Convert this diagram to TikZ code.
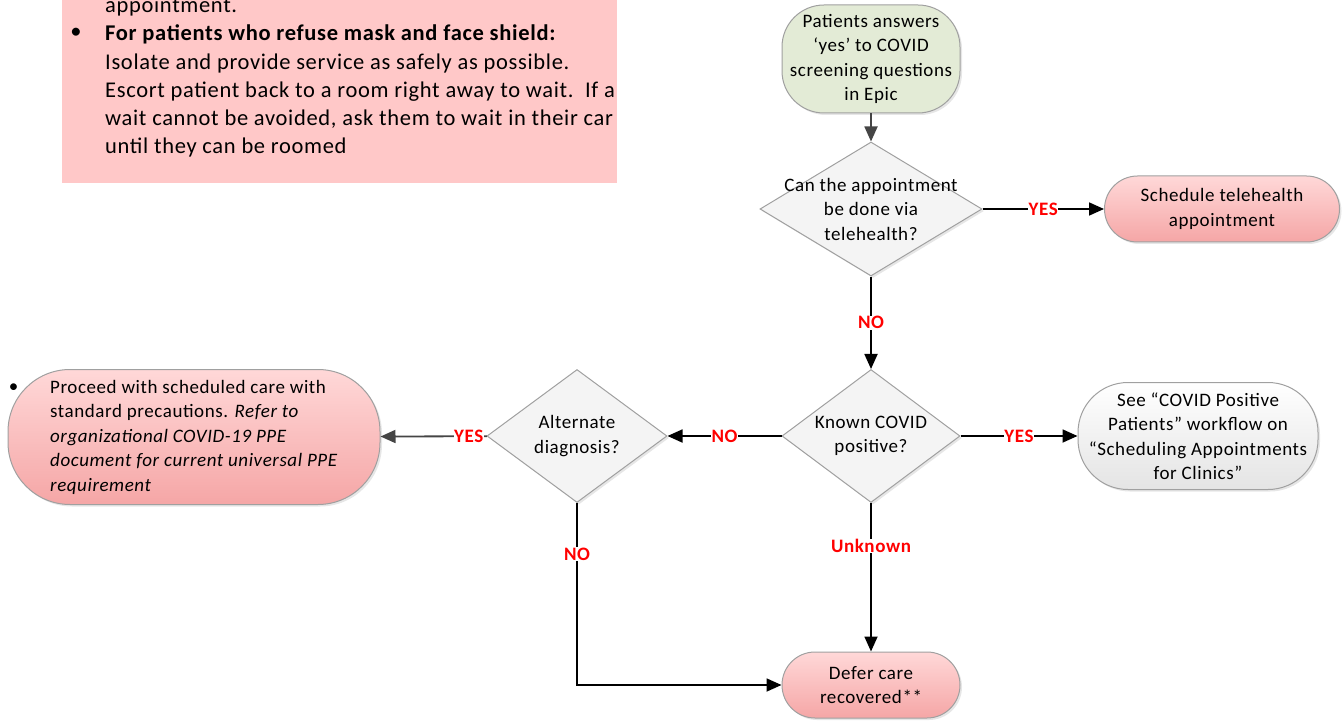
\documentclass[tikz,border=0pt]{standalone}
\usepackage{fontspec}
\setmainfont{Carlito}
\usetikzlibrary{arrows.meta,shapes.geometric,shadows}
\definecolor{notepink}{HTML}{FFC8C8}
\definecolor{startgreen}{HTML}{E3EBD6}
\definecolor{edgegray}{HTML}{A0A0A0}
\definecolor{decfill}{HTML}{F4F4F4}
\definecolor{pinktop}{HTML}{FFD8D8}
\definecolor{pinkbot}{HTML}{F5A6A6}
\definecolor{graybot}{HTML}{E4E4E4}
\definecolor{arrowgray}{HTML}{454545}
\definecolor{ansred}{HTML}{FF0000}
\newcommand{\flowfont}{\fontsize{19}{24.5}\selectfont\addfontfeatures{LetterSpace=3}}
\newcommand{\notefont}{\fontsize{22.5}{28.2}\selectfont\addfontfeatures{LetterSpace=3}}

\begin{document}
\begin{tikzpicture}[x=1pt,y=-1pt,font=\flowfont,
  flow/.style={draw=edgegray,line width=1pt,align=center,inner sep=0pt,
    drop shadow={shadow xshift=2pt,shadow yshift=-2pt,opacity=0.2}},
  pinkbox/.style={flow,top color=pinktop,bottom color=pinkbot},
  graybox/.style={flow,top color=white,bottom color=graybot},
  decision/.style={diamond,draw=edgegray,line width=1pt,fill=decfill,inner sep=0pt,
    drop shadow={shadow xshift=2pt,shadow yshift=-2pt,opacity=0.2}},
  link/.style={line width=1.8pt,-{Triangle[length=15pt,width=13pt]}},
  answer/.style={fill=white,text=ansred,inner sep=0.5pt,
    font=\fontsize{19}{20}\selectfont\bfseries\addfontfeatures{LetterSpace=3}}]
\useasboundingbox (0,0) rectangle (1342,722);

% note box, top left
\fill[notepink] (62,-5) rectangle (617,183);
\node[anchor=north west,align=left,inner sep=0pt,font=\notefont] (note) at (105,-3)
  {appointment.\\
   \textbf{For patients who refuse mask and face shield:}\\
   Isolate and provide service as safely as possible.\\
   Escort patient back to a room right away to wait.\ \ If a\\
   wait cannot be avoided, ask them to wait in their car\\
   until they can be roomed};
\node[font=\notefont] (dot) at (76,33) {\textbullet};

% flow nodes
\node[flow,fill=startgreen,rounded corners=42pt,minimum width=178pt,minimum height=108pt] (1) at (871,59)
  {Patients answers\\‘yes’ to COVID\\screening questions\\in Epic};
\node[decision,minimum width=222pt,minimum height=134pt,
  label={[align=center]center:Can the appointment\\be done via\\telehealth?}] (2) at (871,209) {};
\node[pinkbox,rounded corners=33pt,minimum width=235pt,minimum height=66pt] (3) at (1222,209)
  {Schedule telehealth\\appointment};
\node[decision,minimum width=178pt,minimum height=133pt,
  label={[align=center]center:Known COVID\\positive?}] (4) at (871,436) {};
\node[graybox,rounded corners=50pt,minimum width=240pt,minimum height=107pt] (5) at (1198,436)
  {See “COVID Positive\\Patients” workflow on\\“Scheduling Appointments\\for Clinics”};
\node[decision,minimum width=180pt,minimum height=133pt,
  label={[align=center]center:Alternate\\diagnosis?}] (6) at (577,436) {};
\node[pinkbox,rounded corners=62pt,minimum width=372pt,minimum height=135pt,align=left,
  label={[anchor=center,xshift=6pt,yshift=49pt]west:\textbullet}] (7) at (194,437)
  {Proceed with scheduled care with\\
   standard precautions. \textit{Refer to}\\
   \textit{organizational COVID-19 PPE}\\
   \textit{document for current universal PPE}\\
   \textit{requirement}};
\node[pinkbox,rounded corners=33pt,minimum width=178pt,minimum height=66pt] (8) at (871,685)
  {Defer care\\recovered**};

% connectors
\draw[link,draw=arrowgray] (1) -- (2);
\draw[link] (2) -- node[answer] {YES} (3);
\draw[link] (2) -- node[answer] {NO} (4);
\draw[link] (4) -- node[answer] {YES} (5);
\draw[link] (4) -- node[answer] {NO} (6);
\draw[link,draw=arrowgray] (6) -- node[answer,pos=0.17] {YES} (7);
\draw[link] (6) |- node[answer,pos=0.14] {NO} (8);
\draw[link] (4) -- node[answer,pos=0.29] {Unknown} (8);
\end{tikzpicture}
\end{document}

> Short problem
Give an exact copy of the material, leaving out every picture.

> Correct response
Convert this diagram to TikZ code.
\documentclass[tikz,border=0pt]{standalone}
\usepackage{fontspec}
\setmainfont{Carlito}
\usetikzlibrary{arrows.meta,shapes.geometric,shadows}
\definecolor{notepink}{HTML}{FFC8C8}
\definecolor{startgreen}{HTML}{E3EBD6}
\definecolor{edgegray}{HTML}{A0A0A0}
\definecolor{decfill}{HTML}{F4F4F4}
\definecolor{pinktop}{HTML}{FFD8D8}
\definecolor{pinkbot}{HTML}{F5A6A6}
\definecolor{graybot}{HTML}{E4E4E4}
\definecolor{arrowgray}{HTML}{454545}
\definecolor{ansred}{HTML}{FF0000}
\newcommand{\flowfont}{\fontsize{19}{24.5}\selectfont\addfontfeatures{LetterSpace=3}}
\newcommand{\notefont}{\fontsize{22.5}{28.2}\selectfont\addfontfeatures{LetterSpace=3}}

\begin{document}
\begin{tikzpicture}[x=1pt,y=-1pt,font=\flowfont,
  flow/.style={draw=edgegray,line width=1pt,align=center,inner sep=0pt,
    drop shadow={shadow xshift=2pt,shadow yshift=-2pt,opacity=0.2}},
  pinkbox/.style={flow,top color=pinktop,bottom color=pinkbot},
  graybox/.style={flow,top color=white,bottom color=graybot},
  decision/.style={diamond,draw=edgegray,line width=1pt,fill=decfill,inner sep=0pt,
    drop shadow={shadow xshift=2pt,shadow yshift=-2pt,opacity=0.2}},
  link/.style={line width=1.8pt,-{Triangle[length=15pt,width=13pt]}},
  answer/.style={fill=white,text=ansred,inner sep=0.5pt,
    font=\fontsize{19}{20}\selectfont\bfseries\addfontfeatures{LetterSpace=3}}]
\useasboundingbox (0,0) rectangle (1342,722);

% note box, top left
\fill[notepink] (62,-5) rectangle (617,183);
\node[anchor=north west,align=left,inner sep=0pt,font=\notefont] (note) at (105,-3)
  {appointment.\\
   \textbf{For patients who refuse mask and face shield:}\\
   Isolate and provide service as safely as possible.\\
   Escort patient back to a room right away to wait.\ \ If a\\
   wait cannot be avoided, ask them to wait in their car\\
   until they can be roomed};
\node[font=\notefont] (dot) at (76,33) {\textbullet};

% flow nodes
\node[flow,fill=startgreen,rounded corners=42pt,minimum width=178pt,minimum height=108pt] (1) at (871,59)
  {Patients answers\\‘yes’ to COVID\\screening questions\\in Epic};
\node[decision,minimum width=222pt,minimum height=134pt,
  label={[align=center]center:Can the appointment\\be done via\\telehealth?}] (2) at (871,209) {};
\node[pinkbox,rounded corners=33pt,minimum width=235pt,minimum height=66pt] (3) at (1222,209)
  {Schedule telehealth\\appointment};
\node[decision,minimum width=178pt,minimum height=133pt,
  label={[align=center]center:Known COVID\\positive?}] (4) at (871,436) {};
\node[graybox,rounded corners=50pt,minimum width=240pt,minimum height=107pt] (5) at (1198,436)
  {See “COVID Positive\\Patients” workflow on\\“Scheduling Appointments\\for Clinics”};
\node[decision,minimum width=180pt,minimum height=133pt,
  label={[align=center]center:Alternate\\diagnosis?}] (6) at (577,436) {};
\node[pinkbox,rounded corners=62pt,minimum width=372pt,minimum height=135pt,align=left,
  label={[anchor=center,xshift=6pt,yshift=49pt]west:\textbullet}] (7) at (194,437)
  {Proceed with scheduled care with\\
   standard precautions. \textit{Refer to}\\
   \textit{organizational COVID-19 PPE}\\
   \textit{document for current universal PPE}\\
   \textit{requirement}};
\node[pinkbox,rounded corners=33pt,minimum width=178pt,minimum height=66pt] (8) at (871,685)
  {Defer care\\recovered**};

% connectors
\draw[link,draw=arrowgray] (1) -- (2);
\draw[link] (2) -- node[answer] {YES} (3);
\draw[link] (2) -- node[answer] {NO} (4);
\draw[link] (4) -- node[answer] {YES} (5);
\draw[link] (4) -- node[answer] {NO} (6);
\draw[link,draw=arrowgray] (6) -- node[answer,pos=0.17] {YES} (7);
\draw[link] (6) |- node[answer,pos=0.14] {NO} (8);
\draw[link] (4) -- node[answer,pos=0.29] {Unknown} (8);
\end{tikzpicture}
\end{document}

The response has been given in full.